- _The exercise_: Identify all lines below that hold "chart" and collect them.

- _Data_:
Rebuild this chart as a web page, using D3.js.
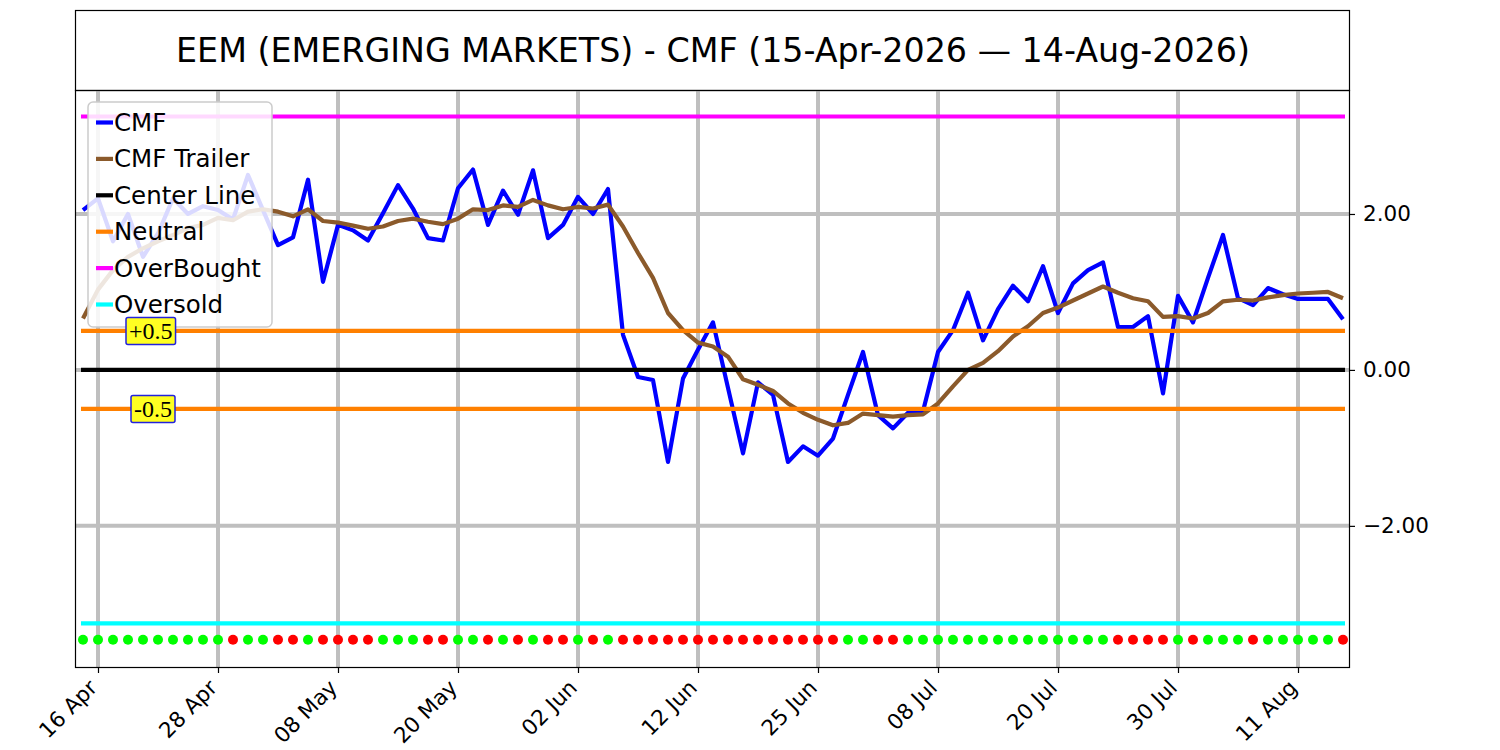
<!DOCTYPE html>
<html>
<head>
<meta charset="utf-8">
<script src="https://cdn.jsdelivr.net/npm/d3@7"></script>
<style>
  body { margin: 0; background: #fff; }
  svg { display: block; font-family: "DejaVu Sans", sans-serif; }
</style>
</head>
<body>
<svg id="chart" width="1500" height="750"></svg>
<script>
(function() {

// trading days, 15 Apr 2026 .. 14 Aug 2026
const dates = [
  '2026-04-15','2026-04-16','2026-04-17','2026-04-20','2026-04-21','2026-04-22','2026-04-23','2026-04-24','2026-04-27','2026-04-28',
  '2026-04-29','2026-04-30','2026-05-01','2026-05-04','2026-05-05','2026-05-06','2026-05-07','2026-05-08','2026-05-11','2026-05-12',
  '2026-05-13','2026-05-14','2026-05-15','2026-05-18','2026-05-19','2026-05-20','2026-05-21','2026-05-22','2026-05-26','2026-05-27',
  '2026-05-28','2026-05-29','2026-06-01','2026-06-02','2026-06-03','2026-06-04','2026-06-05','2026-06-08','2026-06-09','2026-06-10',
  '2026-06-11','2026-06-12','2026-06-15','2026-06-16','2026-06-17','2026-06-18','2026-06-22','2026-06-23','2026-06-24','2026-06-25',
  '2026-06-26','2026-06-29','2026-06-30','2026-07-01','2026-07-02','2026-07-06','2026-07-07','2026-07-08','2026-07-09','2026-07-10',
  '2026-07-13','2026-07-14','2026-07-15','2026-07-16','2026-07-17','2026-07-20','2026-07-21','2026-07-22','2026-07-23','2026-07-24',
  '2026-07-27','2026-07-28','2026-07-29','2026-07-30','2026-07-31','2026-08-03','2026-08-04','2026-08-05','2026-08-06','2026-08-07',
  '2026-08-10','2026-08-11','2026-08-12','2026-08-13','2026-08-14'
];

const cmf = [
  2.05, 2.20, 1.65, 2.00, 1.45, 1.75, 2.20, 2.00, 2.10, 2.05,
  1.93, 2.50, 2.05, 1.60, 1.70, 2.44, 1.13, 1.86, 1.79, 1.66,
  2.01, 2.37, 2.07, 1.69, 1.66, 2.33, 2.57, 1.86, 2.30, 1.99,
  2.56, 1.69, 1.86, 2.22, 2.00, 2.32, 0.45, -0.09, -0.13, -1.18,
  -0.11, 0.26, 0.61, -0.23, -1.07, -0.16, -0.32, -1.18, -0.98, -1.10,
  -0.88, -0.32, 0.23, -0.58, -0.75, -0.55, -0.53, 0.23, 0.51, 0.99,
  0.38, 0.78, 1.08, 0.88, 1.33, 0.73, 1.11, 1.28, 1.38, 0.55,
  0.55, 0.69, -0.30, 0.95, 0.61, 1.18, 1.73, 0.92, 0.83, 1.05,
  0.97, 0.91, 0.91, 0.91, 0.65
];

const trailer = [
  0.66, 1.03, 1.28, 1.45, 1.56, 1.65, 1.73, 1.82, 1.86, 1.95,
  1.92, 2.03, 2.06, 2.03, 1.97, 2.06, 1.91, 1.89, 1.85, 1.81,
  1.84, 1.91, 1.94, 1.90, 1.87, 1.94, 2.06, 2.05, 2.11, 2.09,
  2.18, 2.11, 2.06, 2.09, 2.07, 2.12, 1.84, 1.50, 1.18, 0.73,
  0.51, 0.35, 0.30, 0.17, -0.12, -0.19, -0.27, -0.43, -0.55, -0.64,
  -0.71, -0.68, -0.56, -0.58, -0.60, -0.58, -0.57, -0.43, -0.21, 0.00,
  0.09, 0.24, 0.43, 0.56, 0.73, 0.80, 0.89, 0.98, 1.07, 0.99,
  0.92, 0.88, 0.68, 0.69, 0.66, 0.73, 0.88, 0.90, 0.89, 0.93,
  0.96, 0.98, 0.99, 1.00, 0.92
];

// 1 = green dot, 0 = red dot
const signal = [
  1,1,1,1,1,1,1,1,1,1, 0,1,1,0,0,1,0,0,0,0,
  1,1,1,0,0,1,1,0,1,0, 1,0,0,1,0,1,0,0,0,0,
  0,0,0,0,0,0,0,0,0,0, 0,1,1,0,0,1,1,1,1,1,
  1,1,1,1,1,1,1,1,1,0, 0,0,0,1,0,1,1,1,0,1,
  1,1,1,1,0
];

const levels = { overBought: 3.25, overSold: -3.25, neutral: 0.5, center: 0 };
const dotLevel = -3.46;
const xTickIdx = [1, 9, 17, 25, 33, 41, 49, 57, 65, 73, 81];
const yTicks = [-2, 0, 2];
const title = 'EEM (EMERGING MARKETS) - CMF (15-Apr-2026 \u2014 14-Aug-2026)';

const svg = d3.select('#chart');
const plot = {left: 75, right: 1349, top: 90, bottom: 667};
const sansFont = '"DejaVu Sans", sans-serif';

var x = d3.scaleLinear()
    .domain([-0.533, 84.4])
    .range([plot.left, plot.right]);
var y = d3.scaleLinear()
    .domain([-3.81, 3.59])
    .range([plot.bottom, plot.top]);

var parse = d3.timeParse('%Y-%m-%d');
var fmt = d3.timeFormat('%d %b');

// title box
svg.append('rect')
    .attr('x', plot.left + 0.5).attr('y', 10.5)
    .attr('width', plot.right - plot.left).attr('height', plot.top - 10)
    .attr('fill', 'none').attr('stroke', '#000').attr('stroke-width', 1.2);
svg.append('text')
    .attr('x', (plot.left + plot.right) / 2 + 1).attr('y', 50)
    .attr('text-anchor', 'middle').attr('dominant-baseline', 'central')
    .attr('font-family', sansFont)
    .style('font-size', '33.3px').text(title);

var g = svg.append('g');

// grid
g.selectAll('.vgrid').data(xTickIdx).enter().append('line')
    .attr('x1', d => x(d)).attr('x2', d => x(d))
    .attr('y1', plot.top).attr('y2', plot.bottom)
    .attr('stroke', '#bfbfbf').attr('stroke-width', 4);
g.selectAll('.hgrid').data(yTicks).enter().append('line')
    .attr('x1', plot.left).attr('x2', plot.right)
    .attr('y1', d => y(d)).attr('y2', d => y(d))
    .attr('stroke', '#bfbfbf').attr('stroke-width', 4);

var line = d3.line().x((d, i) => x(i)).y(d => y(d));

g.append('path').datum(cmf)
    .attr('d', line).attr('fill', 'none')
    .attr('stroke', '#0000ff').attr('stroke-width', 4.2).attr('stroke-linejoin', 'round');
g.append('path').datum(trailer)
    .attr('d', line).attr('fill', 'none')
    .attr('stroke', '#8b5a2b').attr('stroke-width', 4.2).attr('stroke-linejoin', 'round');

var hlines = [
  {v: levels.neutral, c: '#ff8000'},
  {v: -levels.neutral, c: '#ff8000'},
  {v: levels.center, c: '#000000'},
  {v: levels.overBought, c: '#ff00ff'},
  {v: levels.overSold, c: '#00ffff'}
];
g.selectAll('.hl').data(hlines).enter().append('line')
    .attr('x1', x(0) - 2).attr('x2', x(cmf.length - 1) + 2)
    .attr('y1', d => y(d.v)).attr('y2', d => y(d.v))
    .attr('stroke', d => d.c).attr('stroke-width', 4.2);

// signal dots
g.selectAll('.dot').data(signal).enter().append('circle')
    .attr('cx', (d, i) => x(i)).attr('cy', y(dotLevel))
    .attr('r', 5)
    .attr('fill', d => d ? '#00ff00' : '#ff0000');

// axes frame
svg.append('rect')
    .attr('x', plot.left + 0.5).attr('y', plot.top + 0.5)
    .attr('width', plot.right - plot.left).attr('height', plot.bottom - plot.top)
    .attr('fill', 'none').attr('stroke', '#000').attr('stroke-width', 1.2);

// x axis
var xAxis = svg.append('g')
    .attr('transform', 'translate(0,' + plot.bottom + ')')
    .call(d3.axisBottom(x).tickValues(xTickIdx).tickSize(6).tickFormat(''));
xAxis.attr('font-family', sansFont);
xAxis.select('.domain').remove();
xAxis.selectAll('.tick line').attr('stroke-width', 1.2);
xAxis.selectAll('.tick').append('text')
    .attr('fill', '#000')
    .attr('font-family', sansFont)
    .style('font-size', '21.5px')
    .attr('text-anchor', 'end')
    .attr('transform', 'translate(0,22) rotate(-45)')
    .text(d => fmt(parse(dates[d])));

// y axis on right
var yAxis = svg.append('g')
    .attr('transform', 'translate(' + plot.right + ',0)')
    .call(d3.axisRight(y).tickValues(yTicks).tickSize(6).tickPadding(8).tickFormat(d3.format('.2f')));
yAxis.attr('font-family', sansFont);
yAxis.select('.domain').remove();
yAxis.selectAll('.tick line').attr('stroke-width', 1.2);
yAxis.selectAll('.tick text').style('font-size', '21.5px').attr('font-family', sansFont);

// legend
var legendItems = [
  {name: 'CMF', c: '#0000ff'},
  {name: 'CMF Trailer', c: '#8b5a2b'},
  {name: 'Center Line', c: '#000000'},
  {name: 'Neutral', c: '#ff8000'},
  {name: 'OverBought', c: '#ff00ff'},
  {name: 'Oversold', c: '#00ffff'}
];
var legend = svg.append('g').attr('transform', 'translate(88,102)');
legend.append('rect')
    .attr('width', 184).attr('height', 225).attr('rx', 5)
    .attr('fill', 'rgba(255,255,255,0.85)').attr('stroke', '#cccccc').attr('stroke-width', 1.5);
var rows = legend.selectAll('.item').data(legendItems).enter().append('g')
    .attr('transform', (d, i) => 'translate(0,' + (20.5 + i * 36.4) + ')');
rows.append('line')
    .attr('x1', 8).attr('x2', 25)
    .attr('stroke', d => d.c).attr('stroke-width', 4.2);
rows.append('text')
    .attr('x', 26).attr('dominant-baseline', 'central')
    .attr('font-family', sansFont)
    .style('font-size', '24.5px').text(d => d.name);

// neutral labels, drawn over the legend
[{t: '+0.5', v: levels.neutral, x0: 126}, {t: '-0.5', v: -levels.neutral, x0: 131}].forEach(function(d) {
    var lg = svg.append('g').attr('transform', 'translate(' + d.x0 + ',' + y(d.v) + ')');
    var tx = lg.append('text')
        .attr('x', 3).attr('y', 0)
        .attr('dominant-baseline', 'central')
        .attr('font-family', '"Liberation Serif", "DejaVu Serif", serif')
        .style('font-size', '24px').text(d.t);
    var bb = tx.node().getBBox();
    lg.insert('rect', 'text')
        .attr('x', bb.x - 3).attr('y', -13.5)
        .attr('width', bb.width + 6).attr('height', 27)
        .attr('rx', 2)
        .attr('fill', '#ffff22').attr('stroke', '#2222dd').attr('stroke-width', 1.5);
});

})();
</script>
</body>
</html>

- _Completed exercise_:
Rebuild this chart as a web page, using D3.js.
<svg id="chart" width="1500" height="750"></svg>
const svg = d3.select('#chart');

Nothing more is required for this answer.